━━ Data section

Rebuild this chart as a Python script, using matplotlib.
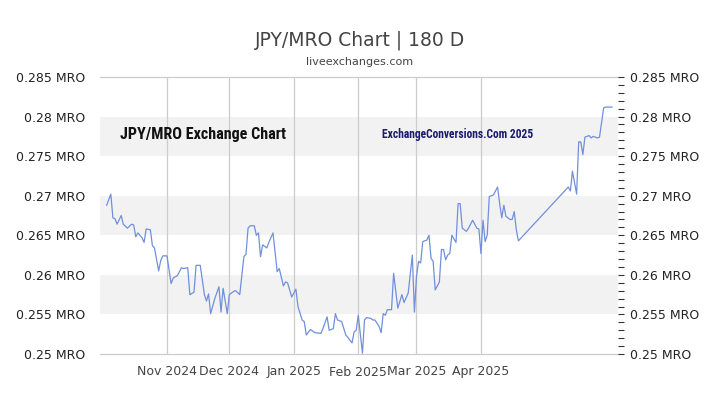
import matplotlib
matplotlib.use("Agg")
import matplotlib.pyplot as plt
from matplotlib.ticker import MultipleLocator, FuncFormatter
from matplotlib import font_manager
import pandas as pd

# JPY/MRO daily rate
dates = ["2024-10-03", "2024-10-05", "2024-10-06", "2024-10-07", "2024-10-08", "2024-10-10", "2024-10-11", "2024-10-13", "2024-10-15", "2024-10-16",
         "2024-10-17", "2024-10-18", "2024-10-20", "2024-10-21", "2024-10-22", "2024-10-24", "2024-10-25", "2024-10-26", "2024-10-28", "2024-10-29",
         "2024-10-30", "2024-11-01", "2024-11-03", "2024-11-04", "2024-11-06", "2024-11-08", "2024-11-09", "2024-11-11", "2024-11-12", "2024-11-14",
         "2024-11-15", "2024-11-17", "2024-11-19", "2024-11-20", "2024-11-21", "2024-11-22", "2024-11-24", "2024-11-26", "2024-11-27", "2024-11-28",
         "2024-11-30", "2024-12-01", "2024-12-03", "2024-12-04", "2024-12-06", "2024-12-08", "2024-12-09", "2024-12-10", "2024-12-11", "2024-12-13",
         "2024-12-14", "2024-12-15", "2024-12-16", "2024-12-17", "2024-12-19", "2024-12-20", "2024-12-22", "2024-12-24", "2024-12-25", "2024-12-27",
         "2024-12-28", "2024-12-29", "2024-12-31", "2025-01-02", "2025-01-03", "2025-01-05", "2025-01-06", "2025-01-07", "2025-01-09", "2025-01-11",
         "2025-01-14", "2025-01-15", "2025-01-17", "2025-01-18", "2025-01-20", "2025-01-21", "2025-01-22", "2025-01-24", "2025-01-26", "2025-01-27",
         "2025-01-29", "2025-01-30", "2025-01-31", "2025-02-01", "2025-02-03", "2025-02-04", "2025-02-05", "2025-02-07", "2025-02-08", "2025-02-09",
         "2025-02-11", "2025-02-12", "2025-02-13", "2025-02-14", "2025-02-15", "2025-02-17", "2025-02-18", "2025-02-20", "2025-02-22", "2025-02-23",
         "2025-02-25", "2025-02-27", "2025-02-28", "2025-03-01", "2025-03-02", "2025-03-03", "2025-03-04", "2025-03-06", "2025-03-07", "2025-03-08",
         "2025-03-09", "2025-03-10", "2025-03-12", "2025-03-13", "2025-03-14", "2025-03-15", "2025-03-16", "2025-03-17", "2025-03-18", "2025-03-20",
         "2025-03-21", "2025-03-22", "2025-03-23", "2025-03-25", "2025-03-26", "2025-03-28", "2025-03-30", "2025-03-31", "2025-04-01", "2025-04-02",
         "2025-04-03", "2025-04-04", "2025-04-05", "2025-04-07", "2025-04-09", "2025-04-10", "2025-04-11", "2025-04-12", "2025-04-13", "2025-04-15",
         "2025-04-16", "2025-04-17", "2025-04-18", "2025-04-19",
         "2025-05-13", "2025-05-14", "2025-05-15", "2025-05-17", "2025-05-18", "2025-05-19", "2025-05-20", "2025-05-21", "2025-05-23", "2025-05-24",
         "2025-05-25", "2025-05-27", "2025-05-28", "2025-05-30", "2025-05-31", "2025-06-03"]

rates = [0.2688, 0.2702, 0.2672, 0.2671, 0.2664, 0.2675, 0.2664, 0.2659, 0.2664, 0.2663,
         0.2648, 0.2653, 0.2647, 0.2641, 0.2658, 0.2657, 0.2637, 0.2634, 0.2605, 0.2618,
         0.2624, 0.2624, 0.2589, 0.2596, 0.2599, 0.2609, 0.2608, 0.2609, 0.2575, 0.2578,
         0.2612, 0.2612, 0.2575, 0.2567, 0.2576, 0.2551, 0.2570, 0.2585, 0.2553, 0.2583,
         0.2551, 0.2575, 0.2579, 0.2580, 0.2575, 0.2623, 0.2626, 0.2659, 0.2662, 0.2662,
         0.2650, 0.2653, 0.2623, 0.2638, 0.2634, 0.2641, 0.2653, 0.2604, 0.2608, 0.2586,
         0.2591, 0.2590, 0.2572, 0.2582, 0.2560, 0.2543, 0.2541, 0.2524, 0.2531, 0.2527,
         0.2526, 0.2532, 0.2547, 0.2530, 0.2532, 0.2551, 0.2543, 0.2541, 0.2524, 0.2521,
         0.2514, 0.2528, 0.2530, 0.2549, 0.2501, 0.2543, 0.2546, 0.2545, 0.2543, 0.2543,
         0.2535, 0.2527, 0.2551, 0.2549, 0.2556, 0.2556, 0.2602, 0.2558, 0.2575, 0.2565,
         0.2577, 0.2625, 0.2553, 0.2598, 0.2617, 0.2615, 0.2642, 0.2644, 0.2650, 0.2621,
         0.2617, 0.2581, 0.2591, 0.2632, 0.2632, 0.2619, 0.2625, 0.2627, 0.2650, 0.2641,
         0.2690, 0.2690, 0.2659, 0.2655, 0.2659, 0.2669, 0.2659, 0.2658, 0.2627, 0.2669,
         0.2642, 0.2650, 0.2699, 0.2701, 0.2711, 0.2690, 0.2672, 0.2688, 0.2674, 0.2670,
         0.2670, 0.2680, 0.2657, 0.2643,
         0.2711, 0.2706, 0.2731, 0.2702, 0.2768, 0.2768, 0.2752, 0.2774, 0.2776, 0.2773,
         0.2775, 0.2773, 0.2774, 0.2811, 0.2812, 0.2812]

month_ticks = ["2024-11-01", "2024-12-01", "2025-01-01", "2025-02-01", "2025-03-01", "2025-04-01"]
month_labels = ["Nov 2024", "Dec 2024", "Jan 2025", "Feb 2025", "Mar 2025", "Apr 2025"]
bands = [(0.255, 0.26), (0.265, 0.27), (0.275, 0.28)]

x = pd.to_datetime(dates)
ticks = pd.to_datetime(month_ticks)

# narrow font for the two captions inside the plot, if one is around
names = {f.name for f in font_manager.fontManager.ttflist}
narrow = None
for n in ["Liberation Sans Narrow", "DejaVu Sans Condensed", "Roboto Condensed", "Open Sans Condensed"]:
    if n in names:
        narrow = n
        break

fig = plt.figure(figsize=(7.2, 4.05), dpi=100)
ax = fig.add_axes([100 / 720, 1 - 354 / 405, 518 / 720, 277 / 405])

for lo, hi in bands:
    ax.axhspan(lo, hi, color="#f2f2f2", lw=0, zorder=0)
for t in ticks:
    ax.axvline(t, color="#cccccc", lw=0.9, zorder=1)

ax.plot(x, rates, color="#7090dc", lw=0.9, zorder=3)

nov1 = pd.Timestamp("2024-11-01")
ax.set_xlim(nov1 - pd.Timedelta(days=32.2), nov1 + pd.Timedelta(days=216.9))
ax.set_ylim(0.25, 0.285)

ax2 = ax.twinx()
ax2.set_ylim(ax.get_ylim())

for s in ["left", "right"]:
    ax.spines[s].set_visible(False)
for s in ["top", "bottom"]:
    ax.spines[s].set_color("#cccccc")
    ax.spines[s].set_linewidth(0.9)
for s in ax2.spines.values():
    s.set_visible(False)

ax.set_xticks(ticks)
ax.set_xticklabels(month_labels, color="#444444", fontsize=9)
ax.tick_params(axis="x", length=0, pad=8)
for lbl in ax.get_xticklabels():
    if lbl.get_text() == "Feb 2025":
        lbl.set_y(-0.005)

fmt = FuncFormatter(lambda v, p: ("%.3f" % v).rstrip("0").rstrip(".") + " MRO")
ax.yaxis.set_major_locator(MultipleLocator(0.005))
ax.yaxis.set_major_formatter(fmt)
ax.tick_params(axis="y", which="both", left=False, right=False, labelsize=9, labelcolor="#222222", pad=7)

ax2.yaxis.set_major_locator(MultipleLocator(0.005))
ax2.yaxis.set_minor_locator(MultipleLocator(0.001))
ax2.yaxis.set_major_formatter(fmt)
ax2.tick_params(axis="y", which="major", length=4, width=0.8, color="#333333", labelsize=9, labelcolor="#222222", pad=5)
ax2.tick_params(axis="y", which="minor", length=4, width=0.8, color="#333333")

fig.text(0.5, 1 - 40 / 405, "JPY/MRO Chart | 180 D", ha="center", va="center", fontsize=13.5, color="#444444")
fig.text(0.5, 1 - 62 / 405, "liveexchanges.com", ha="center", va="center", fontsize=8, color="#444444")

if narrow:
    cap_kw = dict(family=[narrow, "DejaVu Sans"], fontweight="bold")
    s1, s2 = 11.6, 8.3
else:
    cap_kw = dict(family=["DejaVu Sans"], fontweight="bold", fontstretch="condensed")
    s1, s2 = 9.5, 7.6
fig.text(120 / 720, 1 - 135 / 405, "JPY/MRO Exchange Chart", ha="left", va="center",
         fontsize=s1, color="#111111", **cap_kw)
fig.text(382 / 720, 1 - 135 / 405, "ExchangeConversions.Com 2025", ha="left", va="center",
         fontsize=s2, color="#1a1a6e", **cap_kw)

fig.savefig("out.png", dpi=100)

━━━━

- **What the task asks**
Pictures are excluded; extract exactly the lines from the start of the data through the line that holds "import pandas as pd", both ends included.

- **The completed task**
Rebuild this chart as a Python script, using matplotlib.
import matplotlib
matplotlib.use("Agg")
import matplotlib.pyplot as plt
from matplotlib.ticker import MultipleLocator, FuncFormatter
from matplotlib import font_manager
import pandas as pd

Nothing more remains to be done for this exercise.